_SUPPLIED INFORMATION_
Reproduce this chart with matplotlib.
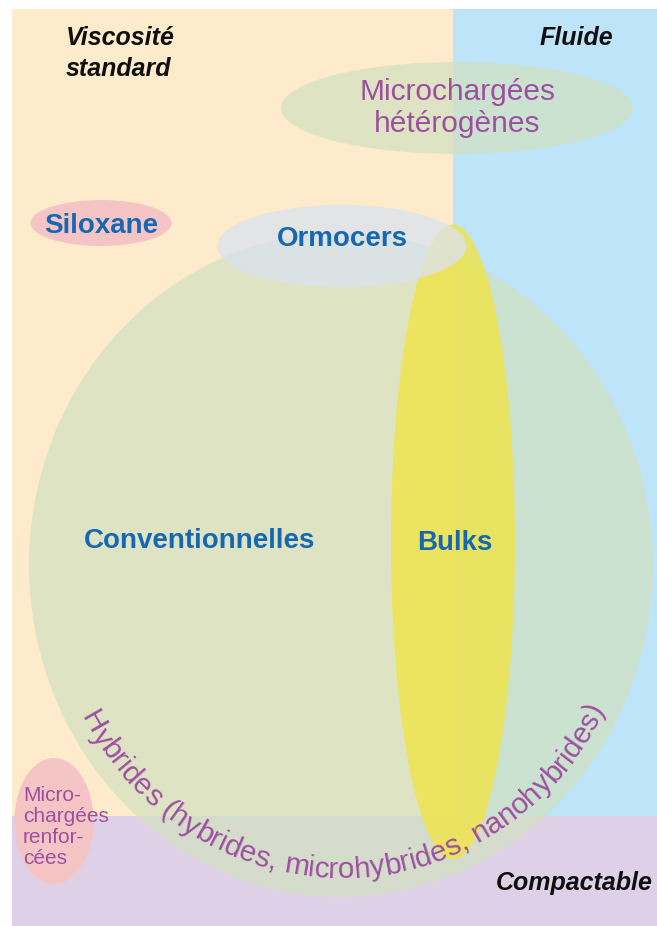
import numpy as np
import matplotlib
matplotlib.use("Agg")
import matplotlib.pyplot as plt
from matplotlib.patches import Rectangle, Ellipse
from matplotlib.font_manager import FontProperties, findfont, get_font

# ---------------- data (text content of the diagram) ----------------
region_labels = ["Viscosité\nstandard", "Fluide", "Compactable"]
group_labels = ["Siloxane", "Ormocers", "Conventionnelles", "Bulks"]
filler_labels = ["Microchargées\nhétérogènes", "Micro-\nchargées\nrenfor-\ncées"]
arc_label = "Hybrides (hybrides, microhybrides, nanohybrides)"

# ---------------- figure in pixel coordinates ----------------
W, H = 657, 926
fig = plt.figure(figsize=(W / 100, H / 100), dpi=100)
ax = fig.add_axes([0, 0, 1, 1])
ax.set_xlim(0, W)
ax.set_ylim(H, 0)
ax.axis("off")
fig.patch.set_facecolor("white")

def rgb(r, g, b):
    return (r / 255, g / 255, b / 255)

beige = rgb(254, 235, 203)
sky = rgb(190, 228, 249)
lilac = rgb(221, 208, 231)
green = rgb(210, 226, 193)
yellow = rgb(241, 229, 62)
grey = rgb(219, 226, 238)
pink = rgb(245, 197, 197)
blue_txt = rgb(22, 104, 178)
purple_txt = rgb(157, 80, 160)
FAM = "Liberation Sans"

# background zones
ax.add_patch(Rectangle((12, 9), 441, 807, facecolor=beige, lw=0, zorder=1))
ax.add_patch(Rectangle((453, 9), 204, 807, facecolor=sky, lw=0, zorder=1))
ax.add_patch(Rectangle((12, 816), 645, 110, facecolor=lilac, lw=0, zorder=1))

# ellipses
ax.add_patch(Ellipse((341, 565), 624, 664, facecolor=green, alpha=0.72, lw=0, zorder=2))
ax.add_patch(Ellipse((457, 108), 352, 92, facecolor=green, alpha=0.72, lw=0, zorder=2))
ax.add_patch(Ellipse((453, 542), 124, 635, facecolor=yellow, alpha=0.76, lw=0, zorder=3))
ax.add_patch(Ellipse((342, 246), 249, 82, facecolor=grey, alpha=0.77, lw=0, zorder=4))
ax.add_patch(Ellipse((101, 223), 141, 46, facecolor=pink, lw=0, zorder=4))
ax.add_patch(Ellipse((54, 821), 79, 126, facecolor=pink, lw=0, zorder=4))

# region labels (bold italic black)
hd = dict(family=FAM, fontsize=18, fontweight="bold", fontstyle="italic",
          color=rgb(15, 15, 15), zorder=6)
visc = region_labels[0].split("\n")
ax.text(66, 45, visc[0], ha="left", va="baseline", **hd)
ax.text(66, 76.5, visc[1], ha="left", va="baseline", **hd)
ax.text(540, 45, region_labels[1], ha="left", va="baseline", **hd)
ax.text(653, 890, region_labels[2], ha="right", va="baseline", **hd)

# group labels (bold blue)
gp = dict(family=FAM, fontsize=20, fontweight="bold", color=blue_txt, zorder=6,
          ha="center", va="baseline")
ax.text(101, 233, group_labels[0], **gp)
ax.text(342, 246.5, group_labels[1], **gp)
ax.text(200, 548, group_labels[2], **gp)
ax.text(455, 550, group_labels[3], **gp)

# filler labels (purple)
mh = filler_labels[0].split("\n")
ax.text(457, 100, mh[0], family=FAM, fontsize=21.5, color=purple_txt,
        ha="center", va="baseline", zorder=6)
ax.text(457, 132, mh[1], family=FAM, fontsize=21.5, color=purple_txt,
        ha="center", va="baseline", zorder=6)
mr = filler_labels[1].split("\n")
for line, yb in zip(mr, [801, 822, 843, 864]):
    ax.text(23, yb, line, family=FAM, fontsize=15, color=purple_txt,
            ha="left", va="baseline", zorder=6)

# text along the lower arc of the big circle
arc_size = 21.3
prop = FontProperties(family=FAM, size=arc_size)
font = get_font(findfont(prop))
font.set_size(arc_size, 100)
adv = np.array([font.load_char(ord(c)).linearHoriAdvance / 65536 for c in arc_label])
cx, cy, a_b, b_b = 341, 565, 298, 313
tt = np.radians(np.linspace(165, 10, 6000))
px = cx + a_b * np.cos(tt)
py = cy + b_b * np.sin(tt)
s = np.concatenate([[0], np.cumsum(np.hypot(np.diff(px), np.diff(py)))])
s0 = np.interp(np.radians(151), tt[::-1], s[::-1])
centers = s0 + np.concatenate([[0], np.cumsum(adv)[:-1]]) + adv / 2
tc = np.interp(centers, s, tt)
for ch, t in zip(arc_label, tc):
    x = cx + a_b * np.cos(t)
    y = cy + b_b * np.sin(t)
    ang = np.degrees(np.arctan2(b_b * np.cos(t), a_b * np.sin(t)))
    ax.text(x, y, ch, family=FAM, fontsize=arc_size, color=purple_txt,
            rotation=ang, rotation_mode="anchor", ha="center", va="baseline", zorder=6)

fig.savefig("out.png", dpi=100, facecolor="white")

---

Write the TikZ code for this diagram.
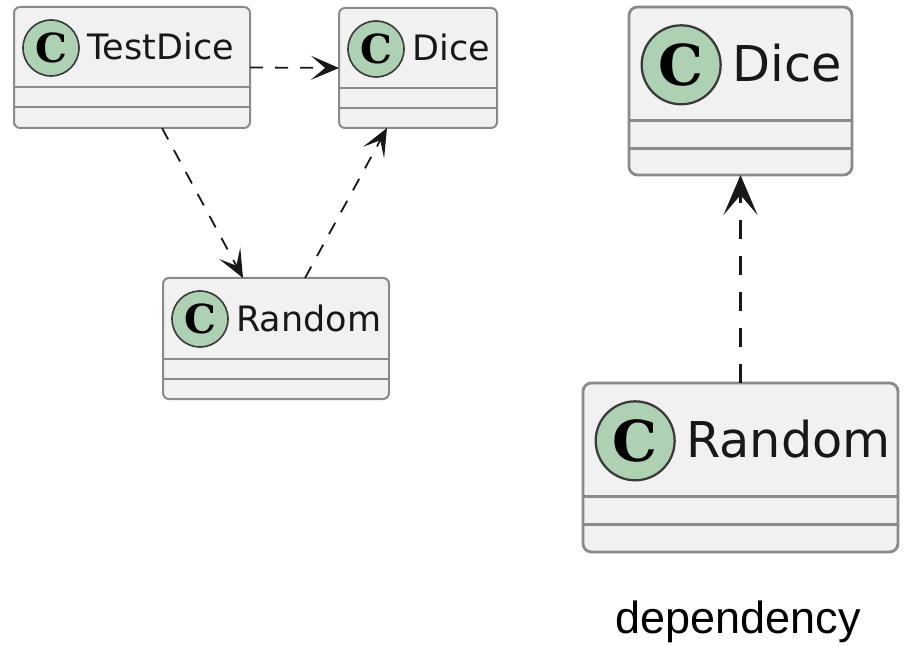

* * *

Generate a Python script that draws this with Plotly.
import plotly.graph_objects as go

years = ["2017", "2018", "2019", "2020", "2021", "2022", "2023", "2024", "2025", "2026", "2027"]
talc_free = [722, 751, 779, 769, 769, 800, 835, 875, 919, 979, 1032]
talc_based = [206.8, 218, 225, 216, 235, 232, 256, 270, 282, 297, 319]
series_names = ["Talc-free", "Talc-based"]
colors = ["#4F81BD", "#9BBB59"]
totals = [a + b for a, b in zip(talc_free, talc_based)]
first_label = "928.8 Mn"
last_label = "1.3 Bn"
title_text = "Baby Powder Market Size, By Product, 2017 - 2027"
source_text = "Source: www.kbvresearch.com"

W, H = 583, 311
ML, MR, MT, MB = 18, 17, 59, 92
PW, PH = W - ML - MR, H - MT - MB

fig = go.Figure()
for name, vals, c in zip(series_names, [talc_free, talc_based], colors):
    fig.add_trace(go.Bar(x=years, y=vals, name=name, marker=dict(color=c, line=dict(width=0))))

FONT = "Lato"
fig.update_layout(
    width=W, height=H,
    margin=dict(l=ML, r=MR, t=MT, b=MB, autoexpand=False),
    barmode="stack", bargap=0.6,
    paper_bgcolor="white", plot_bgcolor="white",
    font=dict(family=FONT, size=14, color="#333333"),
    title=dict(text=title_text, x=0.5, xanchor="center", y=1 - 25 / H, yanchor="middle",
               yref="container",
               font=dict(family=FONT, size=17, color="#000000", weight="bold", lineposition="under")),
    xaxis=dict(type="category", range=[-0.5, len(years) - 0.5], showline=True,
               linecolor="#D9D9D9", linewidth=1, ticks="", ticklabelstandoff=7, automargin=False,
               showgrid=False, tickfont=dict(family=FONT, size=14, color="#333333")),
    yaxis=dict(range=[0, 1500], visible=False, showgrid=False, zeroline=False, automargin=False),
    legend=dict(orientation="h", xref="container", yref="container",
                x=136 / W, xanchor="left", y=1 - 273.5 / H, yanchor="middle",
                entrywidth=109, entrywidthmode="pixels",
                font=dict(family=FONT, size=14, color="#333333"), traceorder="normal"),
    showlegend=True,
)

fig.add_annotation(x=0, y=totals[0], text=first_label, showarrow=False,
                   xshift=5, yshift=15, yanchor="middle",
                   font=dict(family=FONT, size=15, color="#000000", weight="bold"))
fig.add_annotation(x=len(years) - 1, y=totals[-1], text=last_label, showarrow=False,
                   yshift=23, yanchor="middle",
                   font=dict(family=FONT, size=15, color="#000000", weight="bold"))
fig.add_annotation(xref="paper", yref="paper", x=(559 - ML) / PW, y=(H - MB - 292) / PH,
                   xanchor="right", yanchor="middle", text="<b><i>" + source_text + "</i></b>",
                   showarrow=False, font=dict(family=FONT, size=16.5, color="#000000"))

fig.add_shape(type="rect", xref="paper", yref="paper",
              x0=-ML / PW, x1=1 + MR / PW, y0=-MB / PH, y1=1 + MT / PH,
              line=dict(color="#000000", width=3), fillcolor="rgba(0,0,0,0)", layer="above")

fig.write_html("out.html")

_WHAT YOU SHOULD DO_
Exactly and exclusively, reproduce the lines that start at the line containing "Generate a Python" and end at the line containing "import plotly.graph_objects as go", inclusive of both.

_ANSWER IN FULL_
Generate a Python script that draws this with Plotly.
import plotly.graph_objects as go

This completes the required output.